With the help of the solution, each pig will get ready for sale 5-8 days earlier, reducing 30 percent of labor costs and 8-10 percent of feeds for large- and medium-sized pig farms, said Cao Peng, vice-president of JD Digits and general-manager of its tech research and develop department. 

Based on incomplete statistics, at least 50 billion yuan (7.2 billion U.S. dollars) will be saved each year if the whole breeding industry in China adopts the solution.

So far, 4-5 out of the top 20 pig-farming companies have set up joint lab with JD.com, reported news outlet The Paper.

In fact, JD.com is not the first Internet company setting foot on pig-farming sector.

Back in 2009, NetEase announced its pig-farming plan with standardized production lines, eco-friendly feed and comfortable living environment for pigs. The business turns out well although some industry insiders were bearish on it at the very beginning.

Last December, Alibaba's cloud computing arm Alibaba Cloud launched ET Agricultural Brain for automation in pig farming, which is able to process data and algorithm models based on machine learning technology, allowing farm managers to monitor the farm and the animals in real time.

In comparison, the pig-farming business models of JD.com and Alibaba are similar.
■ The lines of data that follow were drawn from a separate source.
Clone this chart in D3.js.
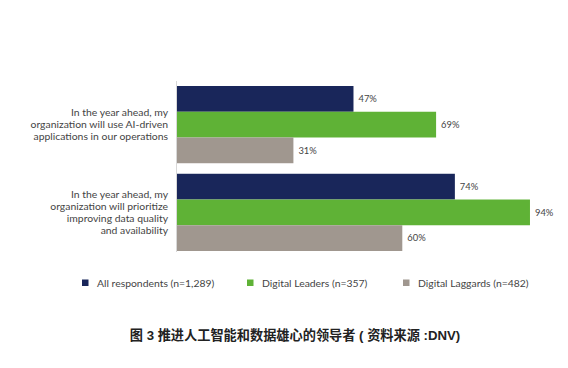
<!DOCTYPE html>
<html><head><meta charset="utf-8">
<script src="https://cdn.jsdelivr.net/npm/d3@7"></script>
<style>body{margin:0;background:#fff}svg{display:block}</style>
</head><body><svg id="c" width="568" height="368"></svg>
<script>
const categories = [
  ["In the year ahead, my","organization will use AI-driven","applications in our operations"],
  ["In the year ahead, my","organization will prioritize","improving data quality","and availability"]
];
const seriesNames = ["All respondents (n=1,289)","Digital Leaders (n=357)","Digital Laggards (n=482)"];
const allRespondents = [47, 74];
const digitalLeaders = [69, 94];
const digitalLaggards = [31, 60];
const seriesValues = [allRespondents, digitalLeaders, digitalLaggards];
const colors = ["#19265a", "#5fb236", "#a0978f"];
const title = "图 3 推进人工智能和数据雄心的领导者 ( 资料来源 :DNV)";

const svg = d3.select("#c");
const font = "Lato, 'Open Sans', sans-serif";
const x = d3.scaleLinear().domain([0,100]).range([177,552.5]);
const y0 = d3.scaleBand().domain(d3.range(categories.length)).range([86,251]).paddingInner(0.12).paddingOuter(0.0);
const y1 = d3.scaleBand().domain(d3.range(seriesNames.length)).range([0,y0.bandwidth()]);

svg.append("line").attr("x1",176.5).attr("x2",176.5).attr("y1",81).attr("y2",252)
  .attr("stroke","#d8d8d8").attr("stroke-width",1);

categories.forEach((cat,i)=>{
  const g = svg.append("g");
  seriesValues.forEach((vals,s)=>{
    const yy = y0(i)+y1(s);
    g.append("rect").attr("x",x(0)).attr("y",yy).attr("width",x(vals[i])-x(0)).attr("height",y1.bandwidth())
      .attr("fill",colors[s]);
    g.append("text").attr("x",x(vals[i])+5).attr("y",yy+y1.bandwidth()/2).attr("dy","0.35em")
      .attr("font-family",font).attr("font-size",9.4).attr("fill","#444").text(vals[i]+"%");
  });
  const cy = y0(i)+y0.bandwidth()/2;
  const lh = 11.8;
  const t = svg.append("text").attr("text-anchor","end").attr("font-family",font).attr("font-size",10.4).attr("fill","#444");
  cat.forEach((line,k)=>{
    t.append("tspan").attr("x",168).attr("y",cy + (k-(cat.length-1)/2)*lh).attr("dy","0.35em").text(line);
  });
});

const legX = [82, 247, 403];
seriesNames.forEach((n,s)=>{
  svg.append("rect").attr("x",legX[s]).attr("y",279.5).attr("width",6.5).attr("height",6.5).attr("fill",colors[s]);
  svg.append("text").attr("x",legX[s]+15).attr("y",283).attr("dy","0.35em")
    .attr("font-family",font).attr("font-size",10.4).attr("fill","#444").text(n);
});

svg.append("text").attr("x",295).attr("y",335).attr("dy","0.35em").attr("text-anchor","middle")
  .attr("font-family","'Liberation Sans', 'Noto Sans CJK SC', sans-serif").attr("font-size",13.2).attr("font-weight","bold").attr("fill","#222").text(title);
</script></body></html>
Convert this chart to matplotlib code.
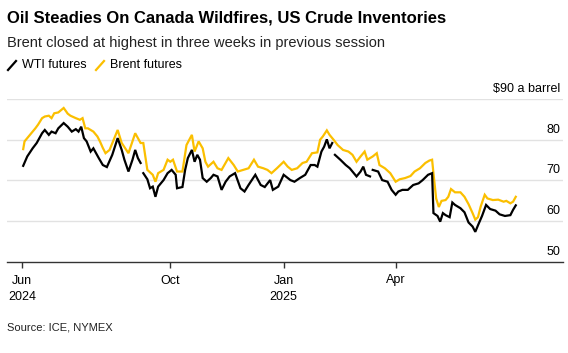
import numpy as np
import matplotlib
matplotlib.use("Agg")
import matplotlib.pyplot as plt
import matplotlib.transforms as mtransforms
from matplotlib.lines import Line2D

# days since start of series (early June 2024), prices in $ a barrel
brent_day = [0, 1, 4, 7, 9, 11, 14, 16, 19, 21, 23, 26, 30, 33, 35, 39, 42, 44, 46, 48,
             52, 55, 57, 59, 61, 64, 70, 73, 78, 83, 87, 89, 92, 96, 98, 100, 104, 107,
             109, 111, 114, 118, 121, 125, 127, 130, 133, 135, 137, 141, 144, 147, 152,
             156, 159, 163, 167, 171, 174, 178, 181, 184, 188, 193, 196, 199, 203, 207,
             210, 214, 218, 220, 222, 225, 227, 230, 233, 237, 241, 244, 247, 250, 253,
             255, 259, 262, 264, 268, 272, 276, 279, 283, 287, 290, 294, 298, 301, 303,
             304, 306, 308, 310, 313, 315, 317, 320, 324, 327, 330, 333, 335, 337, 339,
             342, 344, 348, 352, 356, 358, 361, 363, 365]
brent = [77.7, 79.6, 80.8, 82.0, 82.8, 83.7, 85.3, 85.7, 85.9, 85.3, 86.5, 86.7, 87.8,
         86.4, 85.9, 85.3, 84.9, 85.3, 82.8, 82.8, 82.0, 80.8, 79.5, 78.0, 76.7, 77.5,
         82.4, 79.2, 76.7, 81.6, 79.2, 79.2, 72.6, 71.4, 69.7, 71.8, 72.6, 75.1, 74.6,
         75.1, 72.2, 72.2, 78.7, 81.2, 77.1, 79.6, 77.9, 74.6, 73.4, 74.6, 73.0, 72.6,
         75.5, 73.8, 72.2, 72.6, 73.0, 75.1, 73.4, 73.0, 72.6, 71.8, 73.0, 74.6, 73.4,
         72.6, 73.0, 74.3, 74.6, 76.7, 76.9, 80.0, 80.8, 82.3, 81.2, 80.0, 78.7, 77.5,
         77.1, 76.3, 74.6, 75.9, 77.1, 75.1, 75.9, 76.7, 73.8, 73.0, 71.8, 69.7, 70.3,
         70.6, 71.1, 72.2, 73.0, 74.3, 74.9, 75.1, 71.8, 65.6, 63.5, 65.0, 65.2, 66.0,
         67.9, 67.1, 67.1, 66.0, 64.2, 62.0, 60.4, 61.0, 63.6, 66.5, 65.6, 65.2, 65.3,
         64.8, 65.0, 64.4, 64.8, 66.0]

# NaN marks the sessions missing from the WTI line
wti_day = [0, 3, 7, 10, 14, 16, 19, 21, 24, 26, 30, 33, 36, 39, 41, 43, 45, 47, 50, 52,
           56, 59, 62, 66, 70, 73, 75, 78, 81, 83, 85, 87, 88, 89, 92, 94, 96, 98, 100,
           104, 107, 110, 113, 114, 118, 120, 122, 125, 127, 129, 131, 133, 136, 139,
           141, 144, 147, 150, 153, 157, 161, 164, 167, 172, 176, 179, 183, 185, 189,
           193, 196, 198, 201, 205, 209, 213, 216, 218, 221, 223, 225, 227, 229, 230,
           231, 235, 239, 242, 247, 250, 252, 254, 257, 258, 259, 263, 266, 270, 273,
           276, 278, 281, 285, 289, 293, 296, 300, 303, 304, 307, 309, 311, 313, 316,
           318, 320, 324, 327, 330, 333, 335, 337, 340, 343, 346, 350, 353, 357, 361,
           363, 365]
wti = [73.6, 75.9, 77.9, 79.2, 81.6, 82.4, 81.2, 82.0, 81.6, 82.8, 84.1, 83.2, 82.0,
       82.6, 82.0, 83.2, 80.4, 79.6, 77.1, 77.9, 75.5, 73.8, 73.3, 76.3, 80.4, 77.5,
       75.1, 72.2, 75.1, 77.5, 75.5, 74.3, np.nan, 71.8, 70.3, 68.1, 68.5, 66.0, 68.5,
       70.1, 71.8, 72.6, 71.4, 68.1, 68.4, 72.6, 75.5, 77.5, 74.6, 76.3, 75.1, 70.6,
       69.7, 70.6, 71.4, 71.0, 67.7, 69.7, 71.0, 71.8, 68.1, 67.3, 68.9, 71.4, 68.9,
       68.4, 70.1, 67.7, 68.5, 71.4, 70.6, 70.1, 69.7, 70.6, 71.4, 73.8, 73.8, 73.4,
       77.1, 78.3, 80.1, 77.9, 79.2, np.nan, 76.3, 75.1, 73.8, 73.0, 71.0, 72.2, 73.4,
       71.4, 71.0, np.nan, 72.6, 72.2, 70.1, 69.7, 67.7, 66.5, 67.3, 67.7, 67.7, 68.9,
       69.3, 70.1, 71.4, 71.8, 62.0, 61.3, 59.9, 62.0, 61.5, 61.0, 64.6, 64.0, 63.2,
       62.2, 59.7, 58.7, 57.4, 59.0, 61.3, 64.0, 63.0, 62.6, 61.7, 61.3, 61.5, 62.8,
       63.9]

tick_days = [-1, 109, 193, 276]
tick_labels = ["Jun\n2024", "Oct", "Jan\n2025", "Apr"]
y_ticks = [50, 60, 70, 80, 90]
y_labels = ["50", "60", "70", "80", "$90 a barrel"]

YELLOW = "#FBBF00"
GRID = "#e2e2e2"

plt.rcParams["font.family"] = ["Liberation Sans", "DejaVu Sans"]

fig = plt.figure(figsize=(5.68, 3.53), dpi=100)
W, H = 568, 353
ax = fig.add_axes([7 / W, (H - 262) / H, 556 / W, 163 / H])

ax.plot(brent_day, brent, color=YELLOW, lw=1.6, solid_joinstyle="miter")
ax.plot(wti_day, wti, color="black", lw=1.6, solid_joinstyle="miter")

ax.set_xlim(-12, 400)
ax.set_ylim(50, 90)
for v in y_ticks[1:]:
    ax.axhline(v, color=GRID, lw=1, zorder=0)

for s in ["top", "right", "left"]:
    ax.spines[s].set_visible(False)
ax.spines["bottom"].set_color("#333333")
ax.spines["bottom"].set_linewidth(1)

ax.set_yticks([])
ax.set_xticks(tick_days)
ax.set_xticklabels(tick_labels, fontsize=9, color="black", linespacing=1.5)
ax.tick_params(axis="x", length=4, width=1, color="#333333", pad=5)

# y labels sit above their gridlines at the right edge
trans = mtransforms.blended_transform_factory(ax.transAxes, ax.transData)
trans = mtransforms.offset_copy(trans, fig=fig, x=-3, y=7, units="dots")
for v, lab in zip(y_ticks, y_labels):
    ax.text(1.0, v, lab, transform=trans, ha="right", va="baseline",
            fontsize=9, color="black")

fig.text(7 / W, 1 - 18 / H, "Oil Steadies On Canada Wildfires, US Crude Inventories",
         fontsize=12, fontweight="bold", va="center", ha="left")
fig.text(7 / W, 1 - 43 / H, "Brent closed at highest in three weeks in previous session",
         fontsize=10.5, va="center", ha="left", color="#222222")

# legend
fig.add_artist(Line2D([8 / W, 16 / W], [1 - 70 / H, 1 - 61 / H], color="black", lw=1.6))
fig.text(22 / W, 1 - 65 / H, "WTI futures", fontsize=9, va="center", ha="left")
fig.add_artist(Line2D([96 / W, 104 / W], [1 - 70 / H, 1 - 61 / H], color=YELLOW, lw=1.6))
fig.text(110 / W, 1 - 65 / H, "Brent futures", fontsize=9, va="center", ha="left")

fig.text(7 / W, 1 - 327 / H, "Source: ICE, NYMEX", fontsize=8, va="center", ha="left",
         color="#222222")

fig.savefig("out.png", dpi=100)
But will smart farming represent the future trend?

According to research reports provided by the Industrial Securities, the number of private and small pig farms are declining, which drives down pork supplies and paves way for standardized and scale pig farming as well. 

It's noted that the market share of pig farms with an annual production of over 500 pigs has increased from 22 percent in 2007 to 51 percent in 2016.

In this case, technologies such as AI, IoT and big data will facilitate scale pig farming.